Recently I have noticed some odd traffic coming to one of my blogs. This particular blog is set to NOT be indexed by search engines b(robots.txt deny.) Every bot that’s touched that site has honored that file… until now.
Periodically I will get huge spikes of traffic (huge for my small site, anyway.) The culprit is always the same: Apple! Why are they crawling my site? I can’t find a definitive reason. A couple searches reveals articles like this one speculating that Apple is starting a search engine. The problem is the traffic I’m seeing from Apple shows just a safari user agent, nothing about being a bot. A discussion on Reddit talks about Apple crawling sites, but they also list a user agent I’m not seeing.
The user agent reported by the bot that’s been crawling me (ignoring robots.txt file) is:
Mozilla/5.0 (Windows NT 6.1; WOW64) AppleWebKit/537.36 (KHTML, like Gecko) Chrome/31.0.1623.0 Safari/537.36
The IPs rotate randomly from Apple’s IP space, with the biggest offender being 22.214.171.124.
I e-mailed Apple at email@example.com requesting they stop this action. I didn’t expect anything from it, and indeed nothing happened. I kept getting crawled.
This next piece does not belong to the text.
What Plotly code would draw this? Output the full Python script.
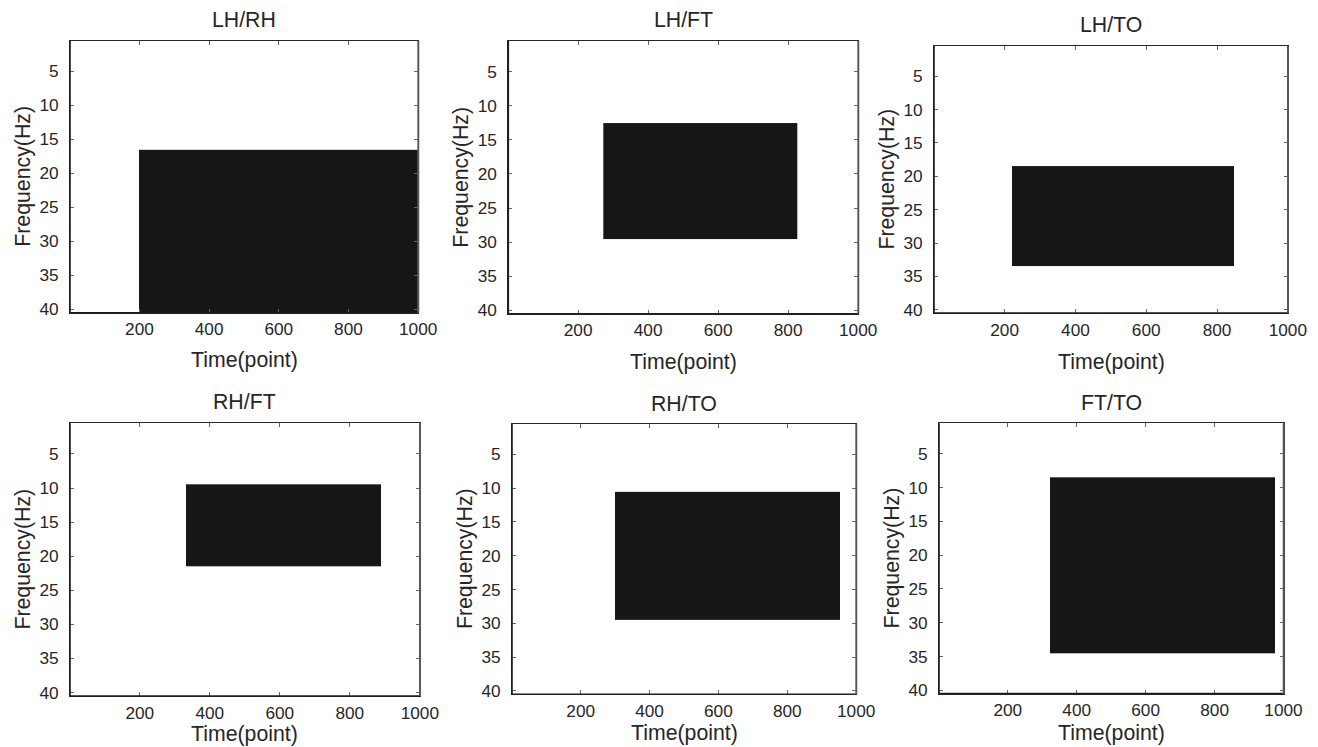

So, now to the title of this post. I had to tell my Web Application Firewall to block Apple’s address space. Sophos UTM 9.3 makes this easier, although the option is somewhat hidden for some reason. The option is in the “Site Path Routing” tab within the Web Application Firewall context. Once there, edit your site path and check the “Access Control” checkbox.
In my case I decided to block the entire subnet – 126.96.36.199/8. No more Apple crawling.. at least from the 17 network.